Sheinkin uses this moment to reinforce the level of hypocrisy practiced by most Americans, including those in the government, as a way to demonstrate the myriad ways Thorpe and his people were exploited. Thorpe was representing America on the international stage, yet he was, at home, not even considered an American.
“It was a game bursting with meaning for Thorpe and his teammates. The win over Harvard had been an athletic triumph. With Army, it was personal.”
Recalling Pop Warner’s words that this game was about “the Indian versus the white man,” this moment clarifies exactly what motivated the Carlisle players. Sheinkin points to the possibility that the Army game might have been what kept Thorpe playing for Carlisle that last year, because, as his father had told him, he wanted to “show what an Indian could do.”
“For years the government had avoided pitting these two schools against each other.”
The statement underscores the racial tensions between the Indigenous people and the white US government that worked for so long to oppress them. The moment also underscores the fact that Americans often see sports and sports teams as extensions of the population at large.
“Remember it was the fathers and grandfathers of these Army players who fought your fathers and grandfathers ion the Indian wars. Remember it was their fathers and grandfathers who killed your fathers and grandfathers. Remember all of this on every play!”
While Warner couldn’t exactly relate to his idea that it was his players versus the white man, he could understand how their feelings could turn into motivation on the football field, which is why he says this before Carlisle plays Army. The moment also serves as an instance of the racist attitude pervading the American society. Warner is not telling his players anything new, here. In fact, he’s saying what everyone in the country knows to be true, but willingly will not change.
“The articles never came out and said it, but it was all there between the lines. This would not be happening to a student from Harvard. This would not be happening to a white American.”
This quotation encapsulates each of Undefeated’s three main themes. Thorpe would have to find a way to practice resilience throughout the humiliating process that was entirely out of his control.

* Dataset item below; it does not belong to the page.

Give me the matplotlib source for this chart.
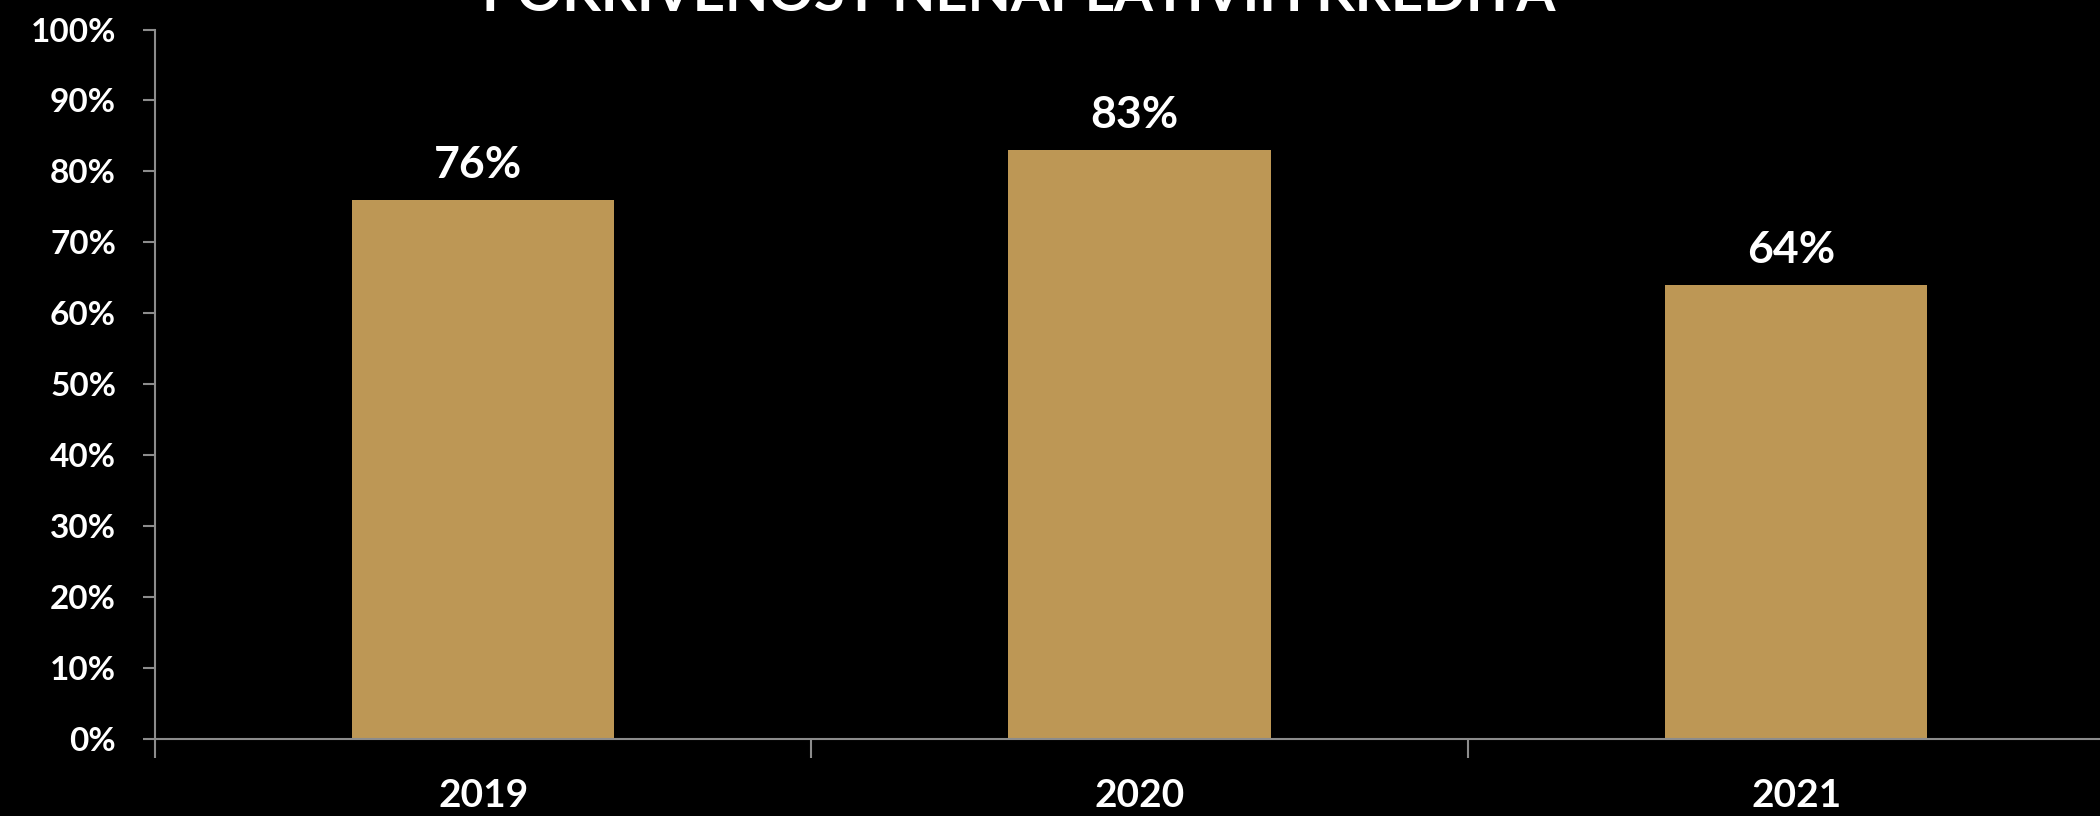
import matplotlib
matplotlib.use('Agg')
import matplotlib.pyplot as plt
from matplotlib.ticker import PercentFormatter

years = ['2019', '2020', '2021']
coverage = [76, 83, 64]
yticks = list(range(0, 101, 10))

BAR_COLOR = '#BD9755'
AXIS_COLOR = '#8C8C8C'
FONT = ['Lato', 'DejaVu Sans']

fig = plt.figure(figsize=(21, 8.16), dpi=100, facecolor='black')
ax = fig.add_axes([0.0738, 0.0944, 1 - 0.0738, 0.9638 - 0.0944])
ax.set_facecolor('black')

x = range(len(years))
bars = ax.bar(x, coverage, width=0.4, color=BAR_COLOR, zorder=2)
for xi, v in zip(x, coverage):
    ax.text(xi - 0.008, v + 3.1, f'{v}%', ha='center', va='baseline', color='white',
            fontsize=32, fontweight='bold', family=FONT)

ax.set_yticks(yticks)
ax.yaxis.set_major_formatter(PercentFormatter(decimals=0))
ax.set_xticks(x)
ax.set_xticklabels(years)
ax.set_xticks([-0.5, 0.5, 1.5], minor=True)
ax.set_xlim(-0.5, 2.463)
ax.set_ylim(0, 100)
ax.tick_params(axis='x', which='major', length=0, pad=28, colors='white', labelsize=28)
ax.tick_params(axis='x', which='minor', length=14, width=1.5, color=AXIS_COLOR)
ax.tick_params(axis='y', length=9, width=1.5, color=AXIS_COLOR, colors='white', labelsize=24, pad=19)
for lab in ax.get_xticklabels() + ax.get_yticklabels():
    lab.set_fontweight('bold')
    lab.set_family(FONT)
for side in ['top', 'right']:
    ax.spines[side].set_visible(False)
for side in ['left', 'bottom']:
    ax.spines[side].set_color(AXIS_COLOR)
    ax.spines[side].set_linewidth(1.5)

# title sits mostly above the top edge, as in the source slide
fig.text(0.485, 0.987, 'POKRIVENOST NENAPLATIVIH KREDITA', ha='center', va='baseline',
         color='white', fontsize=40.5, fontweight='bold', family=FONT)

fig.savefig('out.png', dpi=100, facecolor='black')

Thorpe would have fully understood he was a victim of racists action here, and while he could have been filled with vengeful anger, he never acted in any fashion other than one who had adopted gentlemanly sportsmanship as a way of living and coping with the situation. Thorpe, and at this point in the book, readers, also would know that the scandal was just another form of exploitation designed to profit from the newspaper sales as well as perpetuating the negative stereotypes of Indigenous people as cheaters and liars.